After regulatory changes separated the storage function from distribution and transportation in the early 1990s, local distribution companies (LDCs) had little economic incentive to develop new facilities, explains Guy Buckley, senior vice-president, Gulfstream Natural Gas System LLC, a joint venture with Duke Energy Corp. and Williams.

In addition, unseasonably mild weather for several winters on top of a long-running gas surplus put storage on the back burner. With plenty of $2-2.50/Mcf gas for most of the 1990s, capital investment for new storage dried up and plans for storage expansion were put on hold.

“This led to a quiet period in storage development,” Buckley says.

LDCs historically have used storage to serve winter peaking needs and to balance pipeline supplies. Power plant needs are different from LDCs. They ramp up and down very quickly, reflecting significant variations in customer demand. Gas is needed on demand.

Relying solely on pipeline gas could be too expensive, particularly under firm contracts. But less costly interruptible tariffs are more risky today given the rapidly increasing demand for gas, the associated price spikes, and lackluster supply response.

“Storage will be an important elemental need for power plants going forward,” Buckley predicts.

Storage is expected to play a more dominant role because of high deliverability facilities that can provide injection or withdrawal services on an hour’s notice. High deliverability storage is attractive to power plant owners who need to power up and down quickly during peak demand and to marketers who want to take advantage of volatile gas prices.

“A lot more power marketers are talking to us now. They are looking for storage facilities with numerous pipelines to optimize trading,” Buckley says.

Duke Energy Gas Transmission Co. is developing high deliverability capability at its Egan, La., storage facility. The company applied to FERC in February to expand Egan’s capacity to 21 bcf from 15.5 bcf. By 2005, the company expects to have 16 bcf of working storage capacity there. The storage facility, being developed to serve a number of proposed power plants in the region, can accommodate big swings in demand for gas with 1 hr notice.

Egan officials are asking FERC for permission to install new compression to increase the average injection rate to 800 MMcfd from 600 MMcfd.

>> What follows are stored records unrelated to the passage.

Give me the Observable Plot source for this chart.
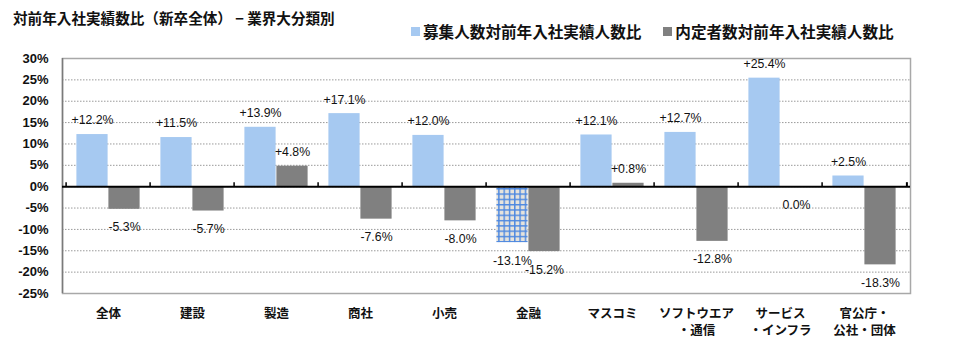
<!DOCTYPE html>
<html>
<head>
<meta charset="utf-8">
<script src="https://cdn.jsdelivr.net/npm/d3@7"></script>
<script src="https://cdn.jsdelivr.net/npm/@observablehq/plot@0.6"></script>
<style>
  body { margin: 0; background: #fff; font-family: "Noto Sans CJK JP", sans-serif; }
  #wrap { width: 960px; height: 364px; position: relative; overflow: hidden; }
  #header { position: relative; height: 45px; }
  #title { position: absolute; left: 13px; top: 7px; font-size: 14.6px; font-weight: bold; color: #111; white-space: nowrap; }
  #legend { position: absolute; left: 411px; top: 20px; font-size: 15.6px; font-weight: bold; color: #111; white-space: nowrap; display: flex; align-items: center; }
  .sw { display: inline-block; width: 9px; height: 9px; margin-right: 3px; }
  .item { display: flex; align-items: center; margin-right: 22px; }
</style>
</head>
<body>
<div id="wrap">
  <div id="header">
    <div id="title">対前年入社実績数比（新卒全体） − 業界大分類別</div>
    <div id="legend"></div>
  </div>
  <div id="chart"></div>
</div>
<script>
const categories = ["全体","建設","製造","商社","小売","金融","マスコミ","ソフトウエア\n・通信","サービス\n・インフラ","官公庁・\n公社・団体"];
const recruitRatio = [12.2, 11.5, 13.9, 17.1, 12.0, -13.1, 12.1, 12.7, 25.4, 2.5];
const offerRatio = [-5.3, -5.7, 4.8, -7.6, -8.0, -15.2, 0.8, -12.8, 0.0, -18.3];
const seriesNames = ["募集人数対前年入社実績人数比", "内定者数対前年入社実績人数比"];
const yTicks = [30, 25, 20, 15, 10, 5, 0, -5, -10, -15, -20, -25];

const colBlue = "#a6c9f1";
const colGray = "#808080";

// legend
const legend = document.getElementById("legend");
[[seriesNames[0], colBlue], [seriesNames[1], colGray]].forEach(([n, c]) => {
  const it = document.createElement("span");
  it.className = "item";
  it.innerHTML = `<span class="sw" style="background:${c}"></span>${n}`;
  legend.appendChild(it);
});

const blue = categories.map((c, i) => ({cat: c, v: recruitRatio[i]}));
const gray = categories.map((c, i) => ({cat: c, v: offerRatio[i]}));
const fmt = v => (v > 0 ? "+" : "") + v.toFixed(1) + "%";

const W = 960, H = 319, mL = 62, mR = 50;
const half = (W - mL - mR) / categories.length / 2;
const barW = 32;
const inOuter = half - barW;

const labelFont = {fontFamily: "'Liberation Sans', 'Noto Sans CJK JP', sans-serif", fontSize: 12.3, fill: "#111"};

const plot = Plot.plot({
  width: W, height: H,
  marginLeft: mL, marginRight: mR, marginTop: 13, marginBottom: 71,
  style: {fontFamily: "'Liberation Sans', 'Noto Sans CJK JP', sans-serif", background: "#fff"},
  x: {domain: categories, padding: 0, axis: null},
  y: {domain: [-25, 30], axis: null},
  marks: [
    Plot.ruleY(yTicks, {stroke: "#9a9a9a", strokeWidth: 1, strokeDasharray: "1.5,1.5"}),
    Plot.barY(blue.filter(d => d.v >= 0), {x: "cat", y: "v", fill: colBlue, insetLeft: inOuter, insetRight: half}),
    Plot.barY(blue.filter(d => d.v < 0), {x: "cat", y: "v", fill: "url(#finPattern)", insetLeft: inOuter, insetRight: half}),
    Plot.barY(gray, {x: "cat", y: "v", fill: colGray, insetLeft: half, insetRight: inOuter}),
    Plot.frame({stroke: "#a8a8a8", strokeWidth: 1.5}),
    Plot.ruleX([0], {frameAnchor: "left", x: null, stroke: "#7a7a7a", strokeWidth: 1.5, dx: -(W - mL - mR) / 2}),
    Plot.ruleY([0], {stroke: "#000", strokeWidth: 2}),
    Plot.ruleX(categories, {x: d => d, y1: () => 0, y2: () => 0, insetTop: -4, dx: -half, stroke: "#000", strokeWidth: 1.5}),
    Plot.ruleX(categories.slice(-1), {x: d => d, y1: () => 0, y2: () => 0, insetTop: -4, dx: half, stroke: "#000", strokeWidth: 2}),
    Plot.text(blue.filter(d => d.v > 0), {x: "cat", y: "v", text: d => fmt(d.v), dx: -half + inOuter + barW / 2, dy: -14, ...labelFont}),
    Plot.text(blue.filter(d => d.v <= 0), {x: "cat", y: "v", text: d => fmt(d.v), dx: -half + inOuter + barW / 2, dy: 18, ...labelFont}),
    Plot.text(gray.filter(d => d.v > 0), {x: "cat", y: "v", text: d => fmt(d.v), dx: barW / 2, dy: -14, ...labelFont}),
    Plot.text(gray.filter(d => d.v <= 0), {x: "cat", y: "v", text: d => fmt(d.v), dx: barW / 2, dy: 18, ...labelFont}),
    Plot.axisY(yTicks, {label: null, tickSize: 0, tickPadding: 14, tickFormat: d => d + "%", fontSize: 13, fontWeight: "bold", fill: "#111"}),
    Plot.text(categories, {x: d => d, frameAnchor: "bottom", dy: 12, lineAnchor: "top", lineHeight: 1.38, fontFamily: "'Noto Sans CJK JP', sans-serif", fontSize: 12.5, fontWeight: "bold", fill: "#111"})
  ]
});

// pattern for negative recruit bar
const ns = "http://www.w3.org/2000/svg";
const defs = document.createElementNS(ns, "defs");
const pat = document.createElementNS(ns, "pattern");
pat.setAttribute("id", "finPattern");
pat.setAttribute("patternUnits", "userSpaceOnUse");
pat.setAttribute("width", "5.3");
pat.setAttribute("height", "5.3");
const bg = document.createElementNS(ns, "rect");
bg.setAttribute("width", "5.3"); bg.setAttribute("height", "5.3"); bg.setAttribute("fill", "#e6e3dc");
const l1 = document.createElementNS(ns, "rect");
l1.setAttribute("width", "1.4"); l1.setAttribute("height", "5.3"); l1.setAttribute("fill", "#4d88e0");
const l2 = document.createElementNS(ns, "rect");
l2.setAttribute("width", "5.3"); l2.setAttribute("height", "1.4"); l2.setAttribute("fill", "#4d88e0");
pat.appendChild(bg); pat.appendChild(l1); pat.appendChild(l2);
defs.appendChild(pat);
plot.insertBefore(defs, plot.firstChild);

document.getElementById("chart").appendChild(plot);
</script>
</body>
</html>
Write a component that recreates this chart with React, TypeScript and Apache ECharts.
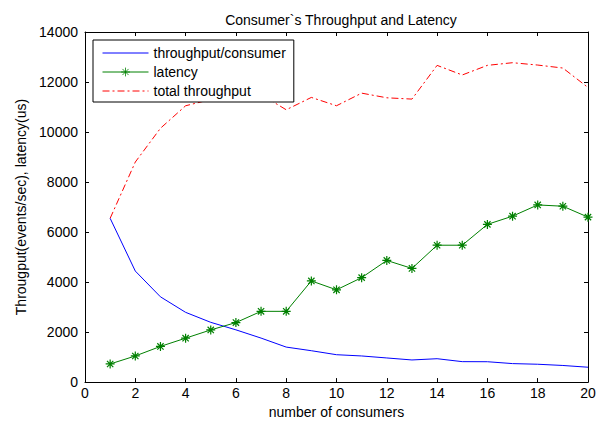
import React, { useEffect, useRef } from "react";
import * as echarts from "echarts";

const consumers = [1, 2, 3, 4, 5, 6, 7, 8, 9, 10, 11, 12, 13, 14, 15, 16, 17, 18, 19, 20];
const throughputPerConsumer = [6550, 4440, 3410, 2790, 2390, 2090, 1760, 1400, 1255, 1095, 1045, 965, 885, 935, 818, 815, 740, 714, 665, 595];
const latency = [725, 1045, 1427, 1757, 2087, 2380, 2830, 2830, 4046, 3690, 4177, 4865, 4546, 5474, 5474, 6307, 6636, 7085, 7033, 6597];
const totalThroughput = [6550, 8800, 10150, 11050, 11300, 11800, 11500, 10890, 11384, 11051, 11555, 11369, 11317, 12666, 12281, 12666, 12772, 12678, 12559, 11781];

const xTicks = { min: 0, max: 20, interval: 2 };
const yTicks = { min: 0, max: 14000, interval: 2000 };

const FONT = "Liberation Sans, Arial, sans-serif";
const ASTERISK = "path://M0,5L10,5M5,0L5,10M1.5,1.5L8.5,8.5M8.5,1.5L1.5,8.5";

export default function App() {
  const ref = useRef<HTMLDivElement>(null);
  useEffect(() => {
    if (!ref.current) return;
    const chart = echarts.init(ref.current, null, { renderer: "svg" });
    const axisCommon = {
      axisLine: { show: true, onZero: false, lineStyle: { color: "#000", width: 1 } },
      axisTick: { show: true, inside: true, length: 4, lineStyle: { color: "#000" } },
      splitLine: { show: false },
    };
    const pair = (xs: number[], ys: number[]) => xs.map((x, i) => [x, ys[i]]);
    const hidden = { color: "rgba(0,0,0,0)", borderWidth: 0, opacity: 0 };
    chart.setOption({
      animation: false,
      backgroundColor: "#fff",
      textStyle: { fontFamily: FONT },
      title: {
        text: "Consumer`s Throughput and Latency",
        left: 336,
        top: 8,
        textAlign: "center",
        textStyle: { fontFamily: FONT, fontSize: 14, fontWeight: "normal", color: "#000" },
      },
      grid: { left: 85, right: 12, top: 32, bottom: 39, containLabel: false },
      legend: {
        orient: "vertical",
        left: 93,
        top: 40,
        padding: [6, 8, 4, 9],
        itemGap: 5,
        itemWidth: 46,
        itemHeight: 11,
        borderColor: "#000",
        borderWidth: 1,
        backgroundColor: "#fff",
        lineStyle: { width: 1 },
        textStyle: { fontFamily: FONT, fontSize: 14, color: "#000" },
        data: [
          { name: "throughput/consumer", itemStyle: hidden },
          { name: "latency", itemStyle: { color: "rgba(0,0,0,0)", borderColor: "#008000", borderWidth: 0.8 } },
          { name: "total throughput", itemStyle: hidden },
        ],
      },
      xAxis: [
        {
          type: "value",
          ...xTicks,
          position: "bottom",
          ...axisCommon,
          axisLabel: { show: true, margin: 4, color: "#000", fontSize: 14, fontFamily: FONT },
          name: "number of consumers",
          nameLocation: "middle",
          nameGap: 19,
          nameTextStyle: { color: "#000", fontSize: 14, fontFamily: FONT },
        },
        {
          type: "value",
          ...xTicks,
          position: "top",
          ...axisCommon,
          axisLabel: { show: false },
        },
      ],
      yAxis: [
        {
          type: "value",
          ...yTicks,
          position: "left",
          ...axisCommon,
          axisLabel: {
            show: true,
            margin: 7,
            color: "#000",
            fontSize: 14,
            fontFamily: FONT,
            formatter: (v: number) => String(v),
          },
          name: "Througput(events/sec), latency(us)",
          nameLocation: "middle",
          nameGap: 53,
          nameTextStyle: { color: "#000", fontSize: 14, fontFamily: FONT },
        },
        {
          type: "value",
          ...yTicks,
          position: "right",
          ...axisCommon,
          axisLabel: { show: false },
        },
      ],
      series: [
        {
          name: "throughput/consumer",
          type: "line",
          data: pair(consumers, throughputPerConsumer),
          symbol: "none",
          color: "#0000ff",
          lineStyle: { color: "#0000ff", width: 1 },
        },
        {
          name: "latency",
          type: "line",
          data: pair(consumers, latency),
          symbol: ASTERISK,
          symbolSize: 9,
          color: "#008000",
          itemStyle: { color: "#008000", borderColor: "#008000", borderWidth: 1.2 },
          lineStyle: { color: "#008000", width: 1 },
        },
        {
          name: "total throughput",
          type: "line",
          data: pair(consumers, totalThroughput),
          symbol: "none",
          color: "#ff0000",
          lineStyle: { color: "#ff0000", width: 1, type: [7, 3, 2, 3] },
          z: 1,
        },
      ],
    });
    return () => chart.dispose();
  }, []);
  return <div ref={ref} style={{ width: 600, height: 424, position: "absolute", left: 0, top: 0 }} />;
}
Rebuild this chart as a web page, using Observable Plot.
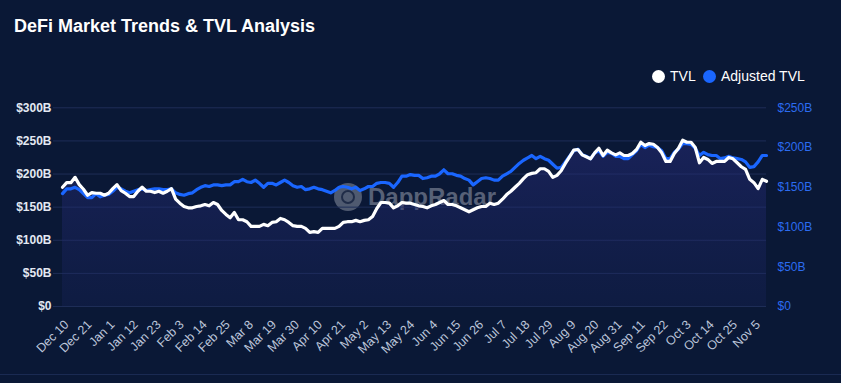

Existing deliverability will be maintained at 1.5 bcfd, according to the FERC filing.

Duke is also developing two other high deliverability storage facilities in Moss Bluff, Tex., and Copiah, Miss.

However, the only new storage facility recently permitted by FERC is the Stagecoach storage field being developed by Central New York Oil & Gas Co. LLC, a unit of eCORP. Another affiliate is developing a 520 MW combined cycle gas-fired power plant adjacent to the field.

While Duke’s expansion applies to a traditional salt cavern, eCORP’s new storage facility is high deliverability reservoir-based storage. The field was developed using proprietary technology that permits use of existing underground gas formations that previously would be considered too “tight” (low porosity or low permeability) to be good storage candidates, Thrash says.

The company has already applied its high deliverability technology to the Stuart storage facility in Oklahoma. Stuart is even “tighter” than Stagecoach and has been in operation for 5 years. It has a withdrawal rate of 300 MMcfd.

Gas can be withdrawn at a rate of 500 MMcfd and injections made at 250 MMcfd. The facility will be able to cycle from maximum rate injections to maximum withdrawals in a few hours, Thrash says.

“The field will be ideally suited for meeting the rapidly changing demands of the gas-fired electric generation market that is driving much of the growth in natural gas demand in the Northeast,” according to the FERC filing.